La Passion n’est pas simple catharsis

La catharsis dont le terme émerge de la poétique d’ARISTOTE rejoint, dans le théâtre antique des grecs, la crise finale qui provoque une purgation des passions et le retour au sens civique, particulièrement dans le théâtre fondateur de ESCHYLE (-525 -456). Nous retrouverons, des tragédies de SOPHOCLE (-496 -406), EURIPIDE (-480 -406), aux comédies de ARISTOPHANE (-450 -386), cette poétique qui vise à questionner le civisme, la vie sociale, le sens du devoir, à démasquer les intrigues, à révéler les caractères des personnages, leurs intérêts cachés, leurs ambiguïtés, leurs sentiments contradictoires, face aux destins et aux oracles, aux crises et aux guerres, les jeux du pouvoir et des passions.

La passion du Christ est-elle catharsis ? Elle pourrait l’être si elle se présentait comme le fruit d’une spéculation humaine, qu’elle n’est visiblement pas, telle que le relate le texte évangélique lui-même, comme aussi telle que notre propre histoire humaine l’a faite sienne.
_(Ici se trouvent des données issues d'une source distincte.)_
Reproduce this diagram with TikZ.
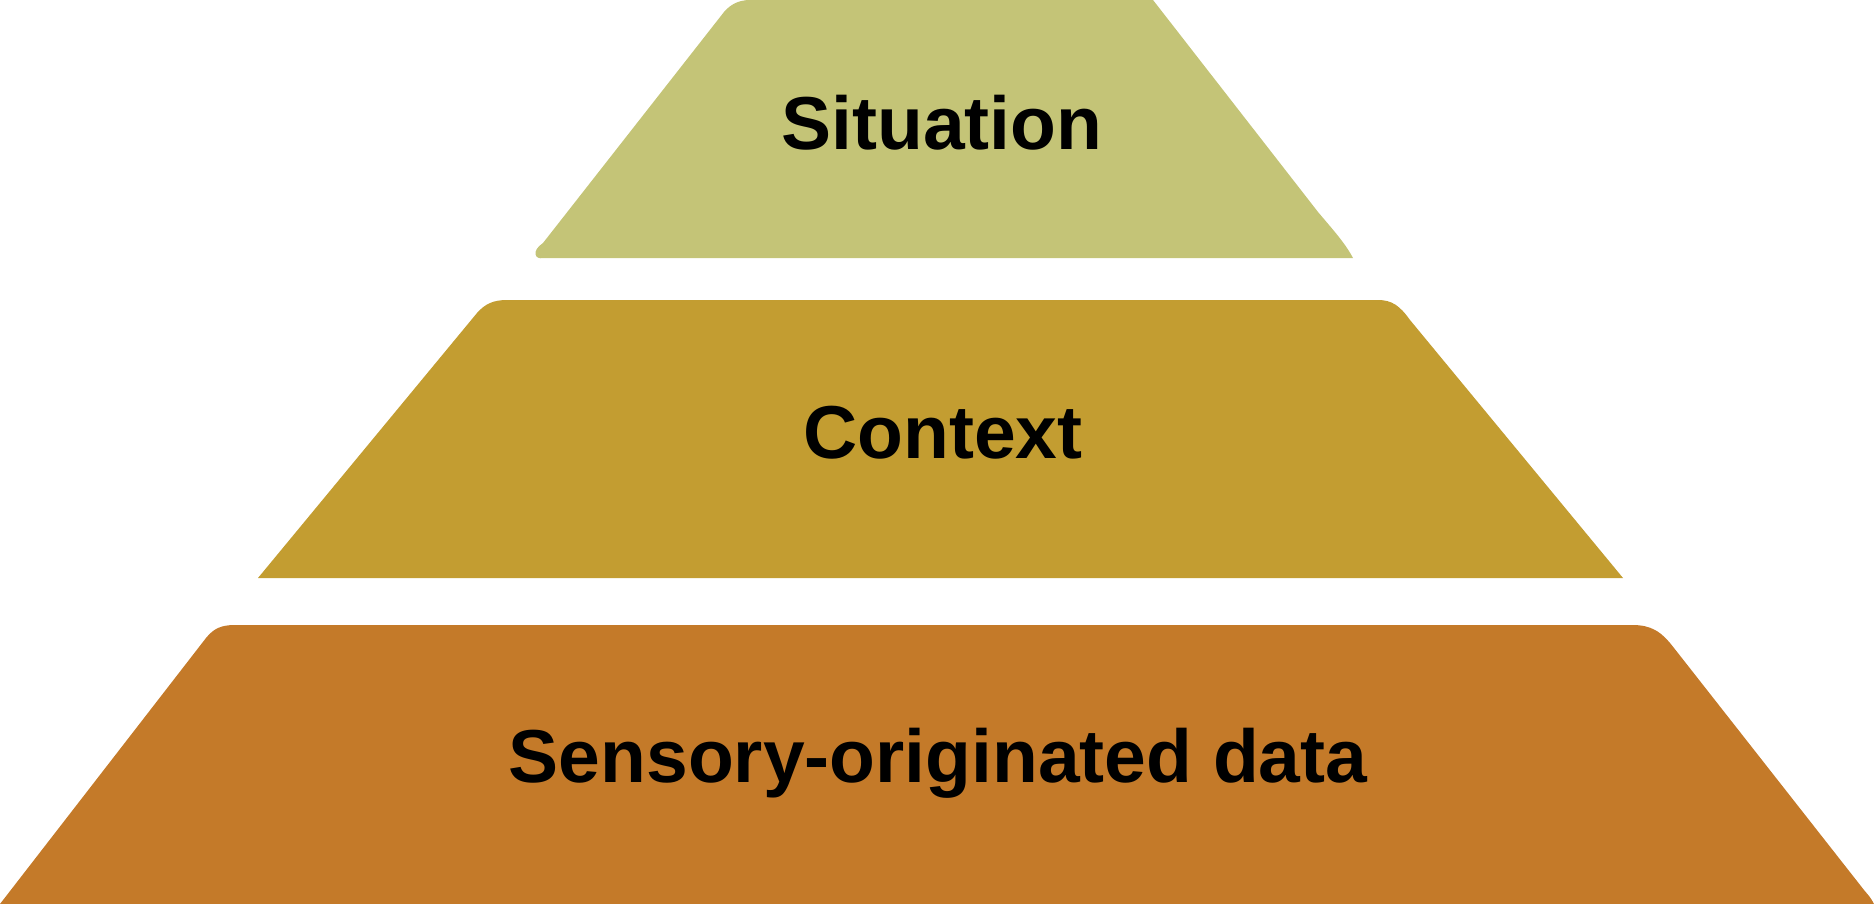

Mais les évangiles ne se présentent pas comme des allégories.

La passion du Christ, n’est pas la catharsis du théâtre grec, en ce qu’elle n’est pas l’aboutissement d’un paroxysme passionnel qui débouche sur une morale de l’existence, un nouveau sens civique mais le commencement d’une alliance nouvelle qui transforme la vie de l’homme au quotidien.

Le théâtre des chrétiens comme le dirent les jésuites en leurs temps, c’est la vie. “Téatro mundo”.

Il nous faut semble-t-il cependant moduler cette expression mise au goût du jour, par le théâtre espagnol de la contre réforme du dramaturge baroque et jésuite CALDERÒN DE LA BARCA 306 . Qui dit théâtre dit représentation. Or nous avons vu que la révélation n’agit pas comme une représentation mais selon l’incarnation 307 .

Le terme de catharsis est d’ailleurs repris dans le langage contemporain par la psychanalyse 308 et la philosophie d’inspiration marxiste 309 .

La psychanalyse comme le marxisme sont tous deux en effet marqués par la dominante grecque du modèle explicatif, de la relation théorie pratique, de l’importance donnée au discours théorique explicatif, qui conduit à lire le monde et l’être aux travers de représentations qui ne seraient finalement pas si éloignées que cela de la représentation théâtrale.

Il s’agit toujours de poser devant soi une image de la vie, image théorique, et, de se positionner en rapport à elle.

Enfin, le théâtre suppose des répétitions, des maquillages, un décors et des coulisses qui se résument dans la notion de jeu. Le rapport à la parole qui se fait chair qui est au centre de la Bible est absolument récalcitrante à la notion d’un jeu relationnel entre Dieu et les hommes. Les hommes ne sont pas les instruments d’un destin à la manière du célèbre “deus ex machina”.

Et nous savons que pour les anciens, Jupiter, lui-même, était soumis aux caprices du destin qui finalement régnait sur lui. YHVH règne sur les temps les lieux et l’univers. Ces remarques ne signifient pas qu’il ne puisse exister de théâtre chrétien à l’instar des mystères du Moyen-Âge, mais ce théâtre revisité par la révélation serait moins représentation que mémoire ou évocation. Il serait louange et prière, en tout cas, témoignage toujours de la Bonne Nouvelle 310 . Et surtout ou encore il ne met plus en scène le héros ou le demi-dieu, mais le plus simple des hommes et les plus simples de ses gestes et pensées.

Notes
306.

CALDERÒN DE LA BARCA Pédro “Le grand théâtre du monde “ Klincksieck Paris 1957 ; (210 pages) 1° édition originale espagnole en 1654 environ.

307.

Telle semble avoir été l’intention de la démonstration du tout jeune KOMENSKY, frère morave, lorsqu’il écrivit, à tout juste vingt ans, bien antérieurement à CALDÉRON “Théâtre du monde “ (1612)

308.

En psychanalyse ce terme rejoint l’abréaction. Il signifie la résurgence brutale d ‘affects longtemps refoulés.

309.

Ce terme est utilisé assez fréquemment entre autres par exemple par CASTORIADIS qui parle de catharsis sociale. Mai 1968 en est un exemple typique. On le retrouve dans le courant de la pensée de HEIDEGGER où la catharsis signifie le retournement de l’être suite à une prise de conscience ontologique décisive.

310.

Nous songeons ici au “bal des exclus “ de l’abbé Pierre qui sort au moment même où nous écrivons ces lignes.